Este año Pamplona transcurre en la misma preocupante tónica de Madrid: con encierros muy bien presentados, de amenazantes cornamentas pero escasa o nula bravura, así como la confirmación de la solidez tauromáquica de algunos diestros. En primer término, el extraordinario novillero peruano Andrés Roca Rey, que donde lo anuncian triunfa, precisamente porque logra emocionar incluso con los toros malos. En la novillada inaugural de la feria, con el peor lote de Parralejo, volvió a sacar agua de las piedras y sedujo a los pamplonicas con su variado repertorio capotero, incluidas gaoneras, caleserinas y tapatías.

Roca Rey con la muleta es un portento de cabeza, sentimiento y estructuración, en esa gozosa cercanía que es lujo de los privilegiados. Dejó una estocada fulminante y lo que debieron ser dos orejas quedó en una, exhibió las carencias de sus alternantes y escuchó indiferente la fenomenal bronca del público al juececito. Otros buenos toreros sin toros han sido Diego Urdiales y Saúl Jiménez Fortes, sin memoria del cornadón en el cuello, frente al deslucido encierro del Tajo de la Reina. Tres orejas de feria consiguió López Simón, aún en proceso de maduración, con los mansurrones de Jandilla y dos Miguel Abellán ante los de Fuente Ymbro.

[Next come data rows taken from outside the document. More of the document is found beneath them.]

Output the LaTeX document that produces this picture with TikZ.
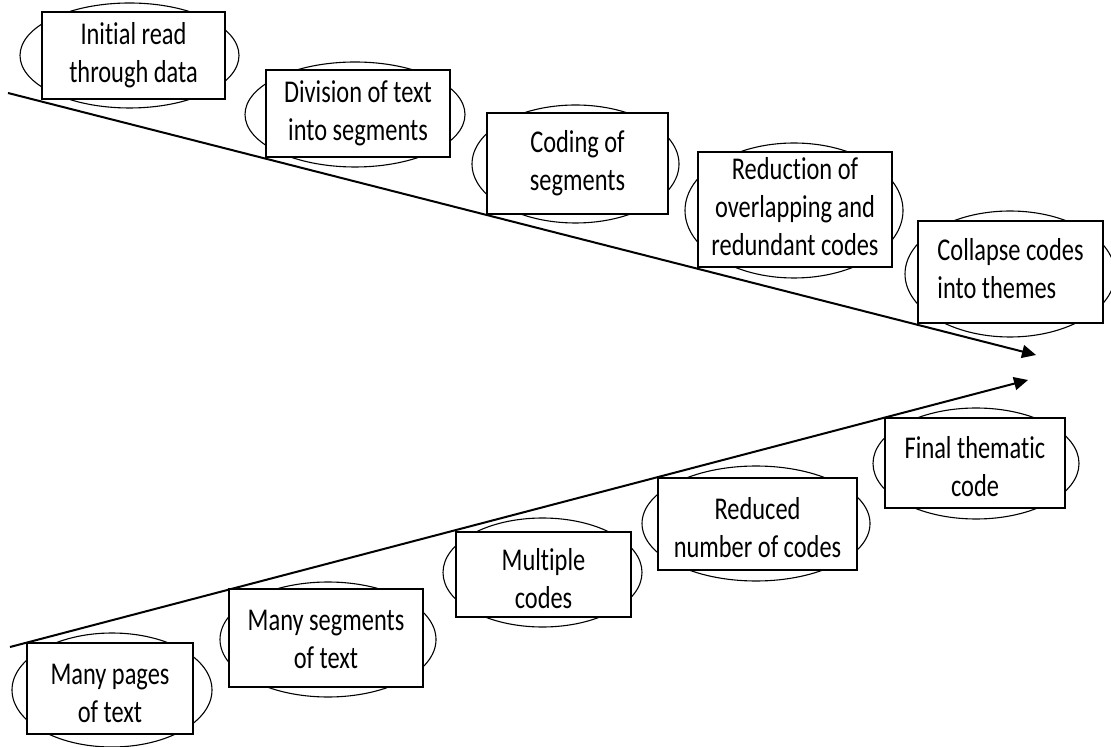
\documentclass[tikz,border=0pt]{standalone}
\usepackage{fontspec}
\setmainfont{Carlito}[Ligatures=NoCommon]
\usepackage{graphicx}
\usetikzlibrary{arrows.meta}

% text in the boxes is set a little taller than wide
\newcommand{\tallbox}[2][c]{\scalebox{1}[1.3]{\begin{tabular}{@{}#1@{}}#2\end{tabular}}}
% lower row: text sits a bit below the middle of its box
\newcommand{\sunkbox}[2][3.5pt]{\raisebox{-#1}[\height][\depth]{\tallbox{#2}}}

\begin{document}
\begin{tikzpicture}[x=0.5pt, y=-0.5pt,
  box/.style={draw, fill=white, line width=0.7pt, inner sep=0pt,
    font=\fontsize{12.2}{14.6}\selectfont},
  ring/.style={draw, line width=0.55pt},
  flow/.style={line width=1pt, -{Triangle[length=7pt,width=6.5pt]}}]
  \useasboundingbox (0,0) rectangle (1111,747);

  % the two long arrows
  \coordinate (upstart) at (8,93);
  \coordinate (upend) at (1036,355);
  \coordinate (lowstart) at (10,647);
  \coordinate (lowend) at (1028,380);
  \draw[flow] (upstart) -- (upend);
  \draw[flow] (lowstart) -- (lowend);

  % ellipses behind the boxes
  \draw[ring] (129.5,55.5) ellipse [x radius=54.75pt, y radius=26.25pt];
  \draw[ring] (355,114.5) ellipse [x radius=55pt, y radius=26.25pt];
  \draw[ring] (575.5,164) ellipse [x radius=51.75pt, y radius=29.5pt];
  \draw[ring] (794,210.5) ellipse [x radius=54.5pt, y radius=33.75pt];
  \draw[ring] (1010,274) ellipse [x radius=52.5pt, y radius=31.5pt];
  \draw[ring] (112,690) ellipse [x radius=50pt, y radius=28.5pt];
  \draw[ring] (328,639.5) ellipse [x radius=54pt, y radius=28.75pt];
  \draw[ring] (542.5,572.5) ellipse [x radius=49.75pt, y radius=27.25pt];
  \draw[ring] (756,523.5) ellipse [x radius=57pt, y radius=28.75pt];
  \draw[ring] (976,463.5) ellipse [x radius=51.5pt, y radius=27.75pt];

  % upper row: the steps
  \node[box, minimum width=91.5pt, minimum height=43.5pt] (read) at (133.5,55.5)
    {\tallbox{Initial read\\through data}};
  \node[box, minimum width=92pt, minimum height=43.5pt] (divide) at (358,113.5)
    {\tallbox{Division of text\\into segments}};
  \node[box, minimum width=90.5pt, minimum height=50.5pt] (coding) at (577.5,163.5)
    {\tallbox{Coding of\\segments}};
  \node[box, minimum width=97pt, minimum height=57.5pt] (reduce) at (795,209.5)
    {\tallbox{Reduction of\\overlapping and\\redundant codes}};
  \node[box, minimum width=92.5pt, minimum height=51pt] (collapse) at (1010.5,272)
    {\tallbox[l]{Collapse codes\\into themes}};

  % lower row: what is left
  \node[box, minimum width=83pt, minimum height=45.5pt] (pages) at (110,688.5)
    {\sunkbox{Many pages\\of text}};
  \node[box, minimum width=97pt, minimum height=49pt] (segments) at (326,638)
    {\sunkbox[1.75pt]{Many segments\\of text}};
  \node[box, minimum width=87.5pt, minimum height=42.5pt] (multiple) at (543.5,574.5)
    {\sunkbox{Multiple\\codes}};
  \node[box, minimum width=99.5pt, minimum height=46pt] (reduced) at (757.5,524)
    {\sunkbox{Reduced\\number of codes}};
  \node[box, minimum width=90pt, minimum height=45pt] (final) at (975,463)
    {\sunkbox{Final thematic\\code}};
\end{tikzpicture}
\end{document}
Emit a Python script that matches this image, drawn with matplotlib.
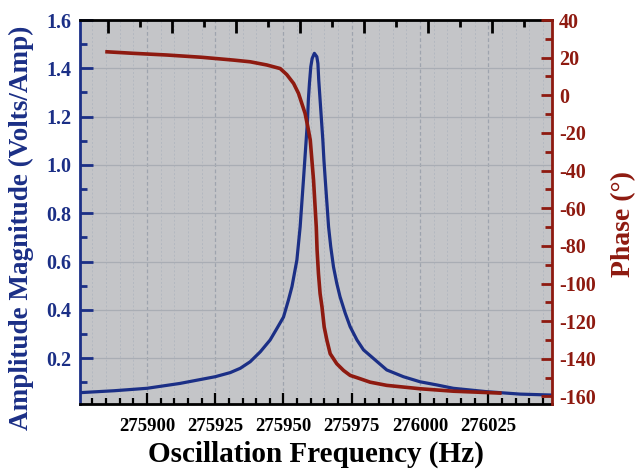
import matplotlib
matplotlib.use("Agg")
import matplotlib.pyplot as plt
from matplotlib.ticker import MultipleLocator, FixedLocator

# amplitude magnitude
amp_freq = [275875.6, 275888.1, 275900.0, 275912.0, 275925.0, 275930.5, 275934.2,
            275937.8, 275941.5, 275945.1, 275947.6, 275950.0, 275951.8, 275953.1,
            275954.0, 275954.9, 275955.5, 275956.1, 275956.7, 275957.3, 275957.8,
            275958.3, 275958.8, 275959.1, 275959.5, 275960.0, 275960.5, 275961.3,
            275962.2, 275962.6, 275962.9, 275963.4, 275963.9, 275964.4, 275964.8,
            275965.3, 275965.9, 275966.5, 275967.3, 275968.3, 275969.5, 275970.7,
            275972.6, 275974.4, 275976.9, 275979.3, 275987.8, 275993.9, 276000.0,
            276006.1, 276012.2, 276024.4, 276036.6, 276048.3]
amp_vals = [0.057, 0.065, 0.075, 0.095, 0.123, 0.140, 0.158,
            0.185, 0.226, 0.275, 0.323, 0.370, 0.440, 0.496,
            0.551, 0.606, 0.675, 0.744, 0.841, 0.937, 1.020,
            1.103, 1.186, 1.269, 1.338, 1.407, 1.441, 1.462,
            1.448, 1.420, 1.352, 1.269, 1.186, 1.103, 1.020,
            0.937, 0.841, 0.744, 0.661, 0.578, 0.510, 0.454,
            0.386, 0.330, 0.275, 0.234, 0.151, 0.123, 0.102,
            0.089, 0.075, 0.061, 0.051, 0.047]

# phase in degrees
ph_freq = [275885.4, 275895.0, 275907.3, 275920.0, 275931.7, 275937.8, 275943.9,
           275948.8, 275951.2, 275953.7, 275955.5, 275956.7, 275957.9, 275958.9,
           275959.8, 275960.4, 275961.0, 275961.5, 275962.0, 275962.3, 275962.8,
           275963.4, 275964.1, 275964.9, 275965.9, 275967.1, 275969.5, 275972.0,
           275974.4, 275978.1, 275981.7, 275987.8, 276000.0, 276012.2, 276029.2]
ph_vals = [23.1, 22.3, 21.4, 20.2, 18.7, 17.8, 16.1,
           14.2, 11.0, 6.3, 1.0, -4.3, -9.6, -16.7,
           -23.8, -34.5, -45.1, -57.5, -70.0, -82.3, -94.7,
           -105.4, -112.5, -123.1, -130.2, -137.3, -142.6, -146.2,
           -148.8, -150.6, -152.4, -154.1, -155.9, -157.2, -158.2]

blue = "#1b2f86"
red = "#8e1a10"
plt.rcParams["font.family"] = ["Liberation Serif", "DejaVu Serif"]
plt.rcParams["font.weight"] = "bold"
plt.rcParams["axes.unicode_minus"] = False

fig = plt.figure(figsize=(6.37, 4.70), dpi=100)
ax = fig.add_axes([80/637, 1-404/470, 472/637, 384/470])
ax.set_facecolor("#c4c5c8")

ax.plot(amp_freq, amp_vals, color=blue, lw=2.3, zorder=3)
ax.set_xlim(275875.5, 276048.3)
ax.set_ylim(0.01, 1.6)

ax.xaxis.set_major_locator(MultipleLocator(25))
ax.xaxis.set_minor_locator(MultipleLocator(5))
ax.yaxis.set_major_locator(MultipleLocator(0.2))
ax.yaxis.set_minor_locator(MultipleLocator(0.1))
ax.set_yticks([0.2, 0.4, 0.6, 0.8, 1.0, 1.2, 1.4, 1.6])

ax.grid(True, which="major", axis="y", color="#a9adb4", lw=0.9, ls="-")
ax.grid(True, which="major", axis="x", color="#9ea4ae", lw=0.9, ls=(0, (3, 2)))
ax.grid(True, which="minor", axis="x", color="#b3b8c0", lw=0.7, ls=(0, (2, 2)))
ax.set_axisbelow(True)

ax.tick_params(axis="y", which="major", direction="in", length=9, width=2,
               colors=blue, labelsize=14.5, pad=6)
ax.tick_params(axis="y", which="minor", direction="in", length=5, width=2, color=blue)
ax.tick_params(axis="x", which="major", direction="in", length=8, width=1.6,
               colors="black", labelsize=13.5, pad=10)
ax.tick_params(axis="x", which="minor", direction="in", length=4, width=1.6)
ax.tick_params(top=False, right=False, which="both")
ax.set_xticks([275900, 275925, 275950, 275975, 276000, 276025])

for s in ["top", "bottom"]:
    ax.spines[s].set_linewidth(2)
    ax.spines[s].set_color("black")
ax.spines["left"].set_color(blue)
ax.spines["left"].set_linewidth(2)

ax.set_xlabel("Oscillation Frequency (Hz)", fontsize=21, fontweight="bold", labelpad=4)
ax.set_ylabel("Amplitude Magnitude (Volts/Amp)", fontsize=19.5, fontweight="bold",
              color=blue)
ax.yaxis.set_label_coords(-0.098, 0.46)

# phase axis
ax2 = ax.twinx()
ax2.plot(ph_freq, ph_vals, color=red, lw=2.6, zorder=3)
ax2.set_ylim(-164, 40)
ax2.yaxis.set_major_locator(MultipleLocator(20))
ax2.yaxis.set_minor_locator(MultipleLocator(10))
ax2.tick_params(axis="y", which="major", direction="in", length=8, width=2,
                colors=red, labelsize=14.5, pad=5)
ax2.tick_params(axis="y", which="minor", direction="in", length=5, width=2, color=red)
ax2.spines["right"].set_color(red)
ax2.spines["right"].set_linewidth(2)
for s in ["left", "top", "bottom"]:
    ax2.spines[s].set_visible(False)
ax2.set_ylabel("Phase (°)", fontsize=20, fontweight="bold", color=red)
ax2.yaxis.set_label_coords(1.126, 0.47)

# top axis ticks (no labels), as in the original
top = ax.twiny()
top.set_xlim(0, 1)
top.xaxis.set_major_locator(FixedLocator([0.059, 0.195, 0.331, 0.466, 0.602, 0.737, 0.873]))
top.xaxis.set_minor_locator(FixedLocator([0.127, 0.263, 0.398, 0.534, 0.669, 0.805, 0.941]))
top.tick_params(which="major", direction="in", length=9, width=2, labeltop=False,
                bottom=False, labelbottom=False)
top.tick_params(which="minor", direction="in", length=5, width=2, bottom=False)
for s in ["left", "right", "bottom", "top"]:
    top.spines[s].set_visible(False)

fig.savefig("out.png", dpi=100)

Tiempos hubo en nuestro país en que se sabía dar espectáculo, inclusive taurino. Ningún empresario exigía autorregulación para poder montar funciones porque había implícito, además del reglamento, un código de ética profesional que incluía conocimientos en la materia, observancia de la ley y respeto por el público. Después, en abierta connivencia de cartas abiertas y alcahueterías recíprocas, autoridades y monopolios fueron cediendo a la tentación de hacer como que hacían, con las consecuencias por todos padecidas más dos agravantes: mayor escasez de pan y menos imaginación para dar circo, al tiempo que vecinos hiperactivos han saturado de incruentas pelotitas las pantallas de televisión.

Transcurridos dos años de inexcusable desperdicio de una camada de toreros jóvenes que luego de sus triunfos en España tenían todo para convertirse aquí en figuras con verdadero imán de taquilla, generadores de partidarismos y repunte definitivo del espectáculo –Joselito Adame, Arturo Saldívar, Juan Pablo Sánchez, Diego Silveti, Sergio Flores y Brandon Campos, más una docena de buenos diestros mexicanos capaces de rivalizar con ellos, dispuestos a enfrentar al toro con edad y trapío y a apasionar en serio–, todo quedó en especulaciones, amiguismos e inmovilidad… mientras con cinismo se responsabilizaba a los antitaurinos del debilitamiento de la fiesta.

Así, el toreo parece condenado a tocar fondo, y no precisamente por los argumentos de demagogos partidos verdes y viscerales protectores de mascotas, sino por la falta de visión, unión y disposición de los sectores de la aletargada fiesta y de sus pacifistas críticos –lleva la fiesta en paz, aunque se la lleven entre las patas– en tanto unos empresarios, limitados de imaginación y sin idea de cómo atraer público, siguen jugando a promover su estrecho concepto de tauromaquia y de servicio.

Influidos o determinados por un figurismo de escaso porvenir, estos promotores se niegan a entender que la gente, condicionada su afición a tres o cuatro apellidos y a ver torear bonito embestidas predecibles, sigue a la inconfesada espera de emocionarse con la insustituible emoción de la bravura a cambio de lo que paga.